Buy the Saddle

An old friend of mine once told me something.  I don’t know where he heard it, but it’s very true.  “If one man says I’m a horse, I’ll ignore him.  If a second man says I’m a horse, I’ll slug him.  If a third man says I’m a horse, I’ll buy a saddle.”  Critique groups like the GLAWS critique group I go to, are a great way to get feedback.   But they only work if you are willing to listen.

This is how our critiques group works.  We meet every other week.  At each meeting, two people present fifteen pages of their screenplay.  They assign parts to the other members of the group and we do a read through.  Afterwards, each person gives a two minute critique, uninterrupted by the author.  Then, it’s an open discussion.

The first time I had my first fifteen pages read, I was in for quite a surprise.  My steampunk story starts sixteen years before the body of the story – sort of a prequel.  It starts when a meteor hits London the same night my protagonist is born.   The head of my family of adventurers sees the meteor hit as an indication of how unprepared England is for disasters, manmade or natural, so he establishes his scientific institute.   So the point of the meteor is that history started becoming steampunk on the same night my heroine was born.  That’s it.  Nothing more.

But the group saw the meteor as meaning a whole lot more.  Three quarters of them attributed some kind of supernatural element to the meteor.  Many thought it affected my heroine is some supernatural way, giving her unearthly powers.  This was a surprise to me.  While there is a large section of steampunk that includes the supernatural, most of the group wasn’t even familiar with the genera.  A few others thought it was the cause of a plague that occurs in the body of the story.   Considering that the body of the story happens sixteen years after the opening, it never occurred to me that anyone would connect the meteor to the plague.

In retrospect, I can’t blame them.  I started off the screenplay literally with a bang.  So, of course, they expected it to be meaningful.  It overshadowed what I intended to be meaningful – my heroine’s mother’s reaction to the events the meteor caused, her husband, a physician, being dragged away while she’s giving birth.  This is also why it’s important to have an impartial critique group.  The friends and relatives I told my story to knew what to expect.  So when they read the screenplay, they weren’t thrown off.

With this feedback, I had a lot of rewrites to do.  I liked my birth scene.  It was humorous and introduced most of my main characters.  The meteor crash was dramatic, but it was taking readers off in the wrong direction.  I cut the meteor crash, birth scene and other parts of the first fifteen pages.  With the second read through only two people thought my story would have supernatural elements.  Two out of about twenty was not bad.  Only two people called me a horse.  The rest were where pretty much where I wanted them to be.  There are still a few questions about the direction of my story, but the next fifteen pages, which will be read the next time my turn comes up, should answer those.

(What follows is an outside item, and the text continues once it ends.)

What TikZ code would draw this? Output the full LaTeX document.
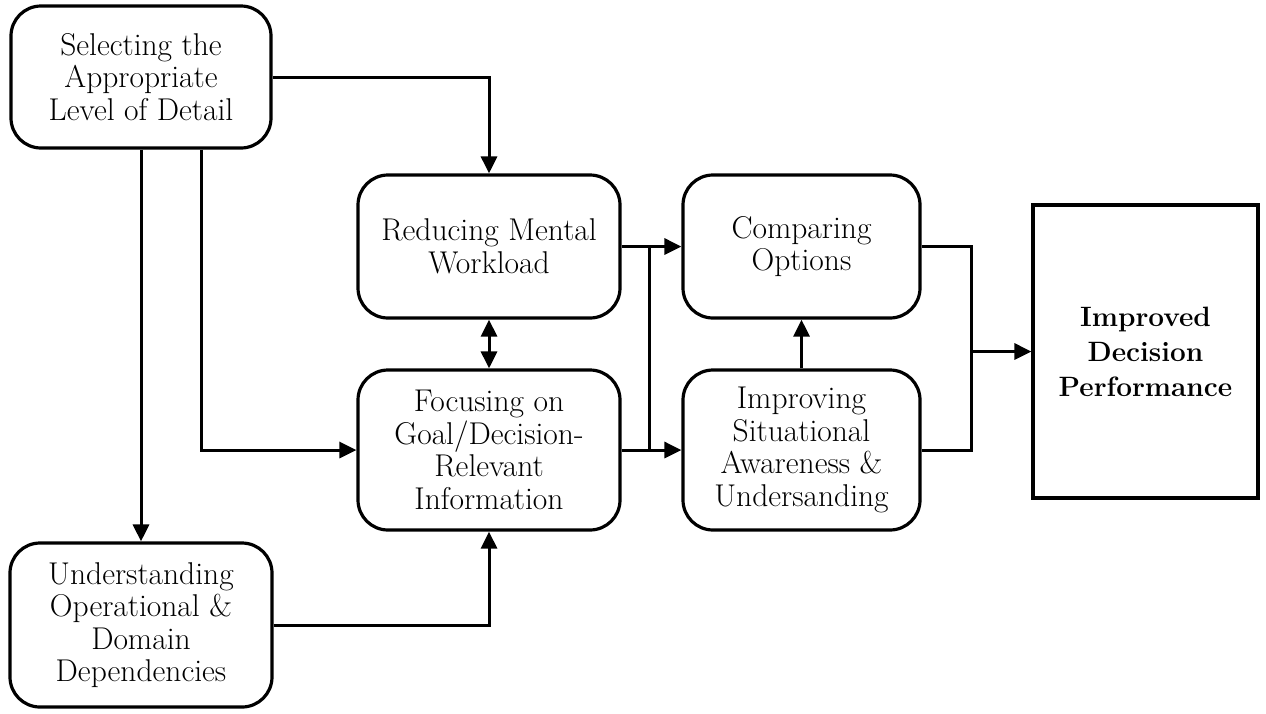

But I have seen some people, in this GLAWS group and at USC Cinema/Television, that argue the feedback they get.  Instead of hearing a problem everyone is repeating, they argue why they wrote it that way.  In their minds, they know what they are trying to accomplish.  They argue their point.  But they don’t get what they intended is not coming off the page.  When they submit their script to be read, they won’t be there to explain what they are trying to accomplish.  What’s in the page has to stand on its own.    Writing is a learning process.  You join critique groups like this to learn what you are doing right and what you are doing wrong.  You have to be willing to listen in order to improve you story and improve your chances of selling your work.

It’s not easy to listen to criticism.  People can spend hundreds of hours on their screenplay.  It’s their baby, it’s precious to them, it speaks of something from their heart.  The natural reaction to criticism is that the reader didn’t get it.  It’s their fault, not your work’s.  Sometimes that’s true.  But if a lot of people tell you the same thing, you better listen.  Especially if those people are at the same writing level you are or higher.

I wrote earlier that to be a writer, you have to be an egotist.  You have to be excited about your story to get others interested in your story.  But that’s at the selling phase.  There is no room for ego at the writing phase.  You have to be willing to admit that you don’t know everything.  That what’s clear in your head may not be coming off the page.  And that you may be blind to some problems that are clear to everyone else.